Berney adds, "On Memento, they sold foreign rights and raised maybe 90% of their money before they started. Nowadays, that foreign money source has dried up. Canal's in trouble in France, lots of companies that were hot a few years ago are flat now. If you did what they did on Memento today you might raise 10% of your money, not 90%. You have to get more creative with where you get your money from."
"There were a lot of ponzi-like schemes a few years ago where one raised money from another that raised money from another and eventually it all fell down. There's always a new scheme every few years - German money! German money! - Then there's no more German money."

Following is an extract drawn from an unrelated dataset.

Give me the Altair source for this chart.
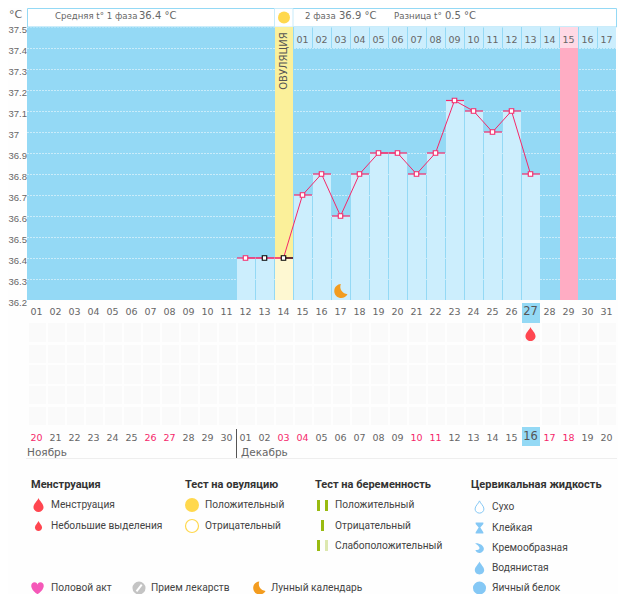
import altair as alt
import pandas as pd

TEMP_DAYS = [12, 13, 14, 15, 16, 17, 18, 19, 20, 21, 22, 23, 24, 25, 26, 27]
TEMPS = [36.4, 36.4, 36.4, 36.7, 36.8, 36.6, 36.8, 36.9, 36.9, 36.8, 36.9, 37.15, 37.1, 37.0, 37.1, 36.8]
Y_TICKS = [36.2, 36.3, 36.4, 36.5, 36.6, 36.7, 36.8, 36.9, 37.0, 37.1, 37.2, 37.3, 37.4, 37.5]
CYCLE_DAYS = list(range(1, 32))
CYCLE_LABELS = [f"{d:02d}" for d in CYCLE_DAYS]
DATE_LABELS = ["20", "21", "22", "23", "24", "25", "26", "27", "28", "29", "30",
               "01", "02", "03", "04", "05", "06", "07", "08", "09", "10", "11",
               "12", "13", "14", "15", "16", "17", "18", "19", "20"]
WEEKEND_COLS = [1, 7, 8, 14, 15, 21, 22, 28, 29]
PHASE2_LABELS = ["01", "02", "03", "04", "05", "06", "07", "08", "09", "10", "11",
                 "12", "13", "14", "15", "16", "17"]
PHASE2_DAYS = list(range(15, 32))
BLACK_MARK_DAYS = [13, 14]
OVULATION_DAY = 14
PERIOD_DAY = 29
MOON_DAY = 17
TODAY_DAY = 27
LEG_MENS = ["Менструация", "Небольшие выделения"]
LEG_OVU = ["Положительный", "Отрицательный"]
LEG_PREG = ["Положительный", "Отрицательный", "Слабоположительный"]
LEG_CERV = ["Сухо", "Клейкая", "Кремообразная", "Водянистая", "Яичный белок"]
LEG_MISC = ["Половой акт", "Прием лекарств", "Лунный календарь"]
TITLES = ["Менструация", "Тест на овуляцию", "Тест на беременность", "Цервикальная жидкость"]

OX, OY = 27, 27
STEP = 19.0
PX = 1 / STEP
BLUE = "#94D9F5"
LIGHT = "#CCEEFD"
PINK = "#F5286A"
GREY = "#666666"
DARK = "#444444"
NUM_FONT = "DejaVu Sans"
LEG_FONT = "Roboto"
LEG_SIZE = 10.2
BOTTOM_Y = 588

XS = alt.Scale(domain=[0.5, 31.5], nice=False, zero=False)
YS = alt.Scale(domain=[36.2, 37.5], nice=False, zero=False)
YAXIS = alt.Axis(
    values=Y_TICKS, format="~g", domain=False, ticks=False, labelAlign="left", title=None,
    labelPadding=19, labelOffset=2, labelFontSize=9.5, labelFont="Liberation Sans", labelColor=GREY,
    labelOverlap=False, labelFlush=False, labelBound=False,
    grid=True, gridColor="white", gridDash=[1, 2], gridOpacity=1, gridWidth=1, labelBaseline="middle")

DROP = "M0,-1 C0.15,-0.55 0.72,-0.2 0.72,0.32 A0.72,0.68 0 1 1 -0.72,0.32 C-0.72,-0.2 -0.15,-0.55 0,-1 Z"
MOON = "M0.05,-1 A1,1 0 1 0 1,0.45 A1.05,1.05 0 0 1 0.05,-1 Z"
HEART = "M0,0.95 C-1.35,0.05 -1.05,-0.9 -0.45,-0.9 C-0.2,-0.9 0,-0.7 0,-0.5 C0,-0.7 0.2,-0.9 0.45,-0.9 C1.05,-0.9 1.35,0.05 0,0.95 Z"
SLASH = "M-0.38,0.5 L0.42,-0.5"
GLASS = "M-0.7,-1 L0.7,-1 L0.7,-0.75 L0.15,-0.1 L0.7,0.75 L0.7,1 L-0.7,1 L-0.7,0.75 L-0.15,-0.1 L-0.7,-0.75 Z"
CREAM = "M-0.8,-0.85 C-0.1,-0.95 0.8,-0.5 0.8,0.2 A0.8,0.8 0 0 1 -0.75,0.35 C-0.2,0.45 0.2,0.1 -0.1,-0.25 C-0.3,-0.5 -0.6,-0.7 -0.8,-0.85 Z"


def text(label, x, y, size=LEG_SIZE, color=DARK, font=LEG_FONT, bold=False, align="left", angle=None):
    kw = dict(fontSize=size, color=color, font=font, align=align, baseline="middle",
              fontWeight="bold" if bold else "normal")
    if angle is not None:
        kw["angle"] = angle
    return alt.Chart(pd.DataFrame({"t": [label]})).mark_text(**kw).encode(
        x=alt.value(x - OX), y=alt.value(y - OY), text="t:N")


def symbol(shape, x, y, size, fill=None, stroke=None, sw=1.0):
    kw = dict(shape=shape, size=size, opacity=1, strokeWidth=sw if stroke else 0)
    kw["filled"] = fill is not None
    if fill is not None:
        kw["fill"] = fill
    if stroke is not None:
        kw["stroke"] = stroke
    return alt.Chart(pd.DataFrame({"a": [0]})).mark_point(**kw).encode(
        x=alt.value(x - OX), y=alt.value(y - OY))


def box(x0, x1, y0, y1, fill, stroke=None):
    kw = dict(fill=fill)
    if stroke:
        kw.update(stroke=stroke, strokeWidth=1)
    return alt.Chart(pd.DataFrame({"a": [0]})).mark_rect(**kw).encode(
        x=alt.value(x0 - OX), x2=alt.value(x1 - OX), y=alt.value(y0 - OY), y2=alt.value(y1 - OY))


def cols(days, y0, y1, color, left=PX, right=0.0):
    df = pd.DataFrame({"a": [d - 0.5 + left for d in days], "b": [d + 0.5 - right for d in days]})
    return alt.Chart(df).mark_rect(color=color).encode(
        x=alt.X("a:Q", scale=XS, axis=None), x2="b:Q",
        y=alt.value(y0 - OY), y2=alt.value(y1 - OY))


def col_labels(labels, days, y, color=GREY, size=9.5):
    df = pd.DataFrame({"t": labels, "d": days})
    return alt.Chart(df).mark_text(fontSize=size, color=color, font=NUM_FONT, baseline="middle").encode(
        x=alt.X("d:Q", scale=XS, axis=None), y=alt.value(y - OY), text="t:N")


temp = pd.DataFrame({"d": TEMP_DAYS, "v": TEMPS})
temp["a"] = temp["d"] - 0.5 + PX
temp["b"] = temp["d"] + 0.5
x_d = alt.X("d:Q", scale=XS, axis=None)
y_v = alt.Y("v:Q", scale=YS, axis=YAXIS)

layers = []
# header
layers.append(box(27.5, 616.5, 8.5, 27, "white", BLUE))
layers.append(box(274.5, 293, 8.5, 27, "white", "#C8EBFA"))
# ovulation & period columns
layers.append(cols([OVULATION_DAY], 27, 300, "#FBF09A"))
layers.append(cols([PERIOD_DAY], 48, 300, "#FFACC3"))
# second phase day row
layers.append(cols([d for d in PHASE2_DAYS if d != PERIOD_DAY], 27, 48, LIGHT))
layers.append(cols([PERIOD_DAY], 27, 48, "#FFD9E5"))
# temperature bars
bars = temp[temp["d"] != OVULATION_DAY]
layers.append(alt.Chart(bars).mark_rect(color=LIGHT).encode(
    x=alt.X("a:Q", scale=XS, axis=None), x2="b:Q", y=y_v, y2=alt.datum(36.2)))
layers.append(alt.Chart(temp[temp["d"] == OVULATION_DAY]).mark_rect(color="#FEF8D2").encode(
    x=alt.X("a:Q", scale=XS, axis=None), x2="b:Q", y=y_v, y2=alt.datum(36.2)))
# level marks
layers.append(alt.Chart(temp).mark_rule(color=PINK, strokeWidth=1.2).encode(
    x=alt.X("a:Q", scale=XS, axis=None), x2="b:Q", y=y_v))
half = temp[temp["d"] == OVULATION_DAY]
layers.append(alt.Chart(half).mark_rule(color="black", strokeWidth=1.2).encode(
    x=x_d, x2="b:Q", y=y_v))
# line + markers
layers.append(alt.Chart(temp).mark_line(color=PINK, strokeWidth=1).encode(x=x_d, y=y_v))
is_black = temp["d"].isin(BLACK_MARK_DAYS)
layers.append(alt.Chart(temp[~is_black]).mark_point(
    shape="square", filled=True, fill="white", stroke=PINK, strokeWidth=1.1, size=20, opacity=1
).encode(x=x_d, y=y_v))
layers.append(alt.Chart(temp[is_black]).mark_point(
    shape="square", filled=True, fill="white", stroke="black", strokeWidth=1.1, size=20, opacity=1
).encode(x=x_d, y=y_v))
# moon in the chart
layers.append(alt.Chart(pd.DataFrame({"d": [MOON_DAY]})).mark_point(
    shape=MOON, filled=True, fill="#F39C1F", size=196, opacity=1, strokeWidth=0
).encode(x=x_d, y=alt.value(291 - OY)))

# header text
layers += [
    text("Средняя t° 1 фаза", 55, 16, 8.6, GREY, NUM_FONT),
    text("36.4 °C", 139, 15.5, 10, GREY, NUM_FONT),
    text("2 фаза", 305, 16, 8.6, GREY, NUM_FONT),
    text("36.9 °C", 339, 15.5, 10, GREY, NUM_FONT),
    text("Разница t°", 394, 16, 8.6, GREY, NUM_FONT),
    text("0.5 °C", 445, 15.5, 10, GREY, NUM_FONT),
    text("°C", 9, 15, 11, GREY, NUM_FONT),
    symbol("circle", 284, 17.5, 144, "#FFD84D"),
    text("ОВУЛЯЦИЯ", 284, 61, 10, "#555555", NUM_FONT, align="center", angle=270),
]
layers.append(col_labels(PHASE2_LABELS, PHASE2_DAYS, 39.5))

# day labels under the plot
layers.append(cols([TODAY_DAY], 303, 323, BLUE))
layers.append(col_labels([c for c, d in zip(CYCLE_LABELS, CYCLE_DAYS) if d != TODAY_DAY],
                         [d for d in CYCLE_DAYS if d != TODAY_DAY], 312))
layers.append(col_labels([CYCLE_LABELS[TODAY_DAY - 1]], [TODAY_DAY], 312, "#555555", 11.5))

# faint event grid
for y0, y1 in [(323, 342), (345, 363), (365, 384), (386, 404), (407, 425)]:
    layers.append(cols(CYCLE_DAYS, y0, y1, "#FAFAFA", left=2 * PX, right=0.0))
layers.append(alt.Chart(pd.DataFrame({"d": [TODAY_DAY]})).mark_point(
    shape=DROP, filled=True, fill="#FF4650", size=196, opacity=1, strokeWidth=0
).encode(x=x_d, y=alt.value(334 - OY)))

# date row
layers.append(cols([TODAY_DAY], 427, 446, BLUE))
plain = [d for d in CYCLE_DAYS if d not in WEEKEND_COLS and d != TODAY_DAY]
layers.append(col_labels([DATE_LABELS[d - 1] for d in plain], plain, 437.5))
layers.append(col_labels([DATE_LABELS[d - 1] for d in WEEKEND_COLS], WEEKEND_COLS, 437.5, PINK))
layers.append(col_labels([DATE_LABELS[TODAY_DAY - 1]], [TODAY_DAY], 436.5, "#555555", 11.5))
layers += [
    text("Ноябрь", 27, 453, 10.5, GREY, NUM_FONT),
    text("Декабрь", 241, 453, 10.5, GREY, NUM_FONT),
    box(236, 237, 429, 458, "#555555"),
    box(26, 617, 458, 459, "#EEEEEE"),
]

# legend titles
for t, x in zip(TITLES, [31, 185, 315, 471]):
    layers.append(text(t, x, 485, 11, "#333333", LEG_FONT, True))
# menstruation
for t, y in zip(LEG_MENS, [505, 526]):
    layers.append(text(t, 51, y))
layers.append(symbol(DROP, 38.5, 505, 196, "#FF4650"))
layers.append(symbol(DROP, 38.5, 526, 100, "#FF4650"))
# ovulation test
for t, y in zip(LEG_OVU, [505, 526]):
    layers.append(text(t, 205, y))
layers.append(symbol("circle", 192, 505, 196, "#FFD84D"))
layers.append(symbol("circle", 192, 526, 169, "white", "#FFD84D", 1.2))
# pregnancy test
for t, y in zip(LEG_PREG, [505, 526, 546]):
    layers.append(text(t, 335, y))
G, W = "#99BB11", "#DDE8B0"
layers += [
    box(317, 320, 500, 511, G), box(325, 328, 500, 511, G),
    box(321, 324, 520, 531, G),
    box(317, 320, 540, 551, G), box(325, 328, 540, 551, W),
]
# cervical fluid
C = "#85C8F5"
for t, y in zip(LEG_CERV, [507, 528, 548, 568, BOTTOM_Y]):
    layers.append(text(t, 492, y))
layers += [
    symbol(DROP, 479.5, 507, 150, "white", C, 1),
    symbol(GLASS, 479.5, 528, 121, C),
    symbol(CREAM, 479.5, 548, 121, C),
    symbol(DROP, 479.5, 568, 170, C),
    symbol("circle", 479.5, BOTTOM_Y, 170, C),
]
# misc
for t, x in zip(LEG_MISC, [51, 151, 271]):
    layers.append(text(t, x, BOTTOM_Y))
layers += [
    symbol(HEART, 37.5, BOTTOM_Y, 170, "#F558B8"),
    symbol("circle", 139, BOTTOM_Y, 170, "#C4C4C4"),
    symbol(SLASH, 139, BOTTOM_Y, 170, None, "white", 2),
    symbol(MOON, 259, BOTTOM_Y, 170, "#F39C1F"),
]

chart = alt.layer(*layers).properties(
    width=589, height=273,
    padding={"left": 19, "top": 19, "right": 2, "bottom": 294},
    autosize=alt.AutoSizeParams(type="none"),
    background="#FEFEFE",
).configure_view(fill=BLUE, stroke=None)

chart.save("out.html", embed_options={"renderer": "svg", "actions": False})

So how are the indies affecting the studios today? The concensus is that they're leading the way - still. Distribution boss Mike Barker explains, "Before Crouching Tiger, Hidden Dragon was produced, Ang Lee was telling people he wanted to make a film that would be a huge commercial film in Asia and an arthouse film everywhere else. After he made it, he said to me "I got two things wrong. First, I made a film that was considered an arthouse film in Asia and a huge commercial success everywhere else. Secondly... what have we wrought?" His point being that now there would be this long line of imitation films. And that's happened to a large extent.
Says Bowles, "Miramax had bought a whole lot of Hong Kong films, perhaps for TV distribution, ten Jet Li films, a whole bunch of old Jackie Chan's, and I think they saw the potential of them suddenly."
Of course, if you went down the list of films Miramax has bought and not released, it would be a long list. In fact, many associate doing a deal with Miramax to selling your soul to the devil.
Says Bowles with a grin, "That's a pretty unkind thing to say about the devil."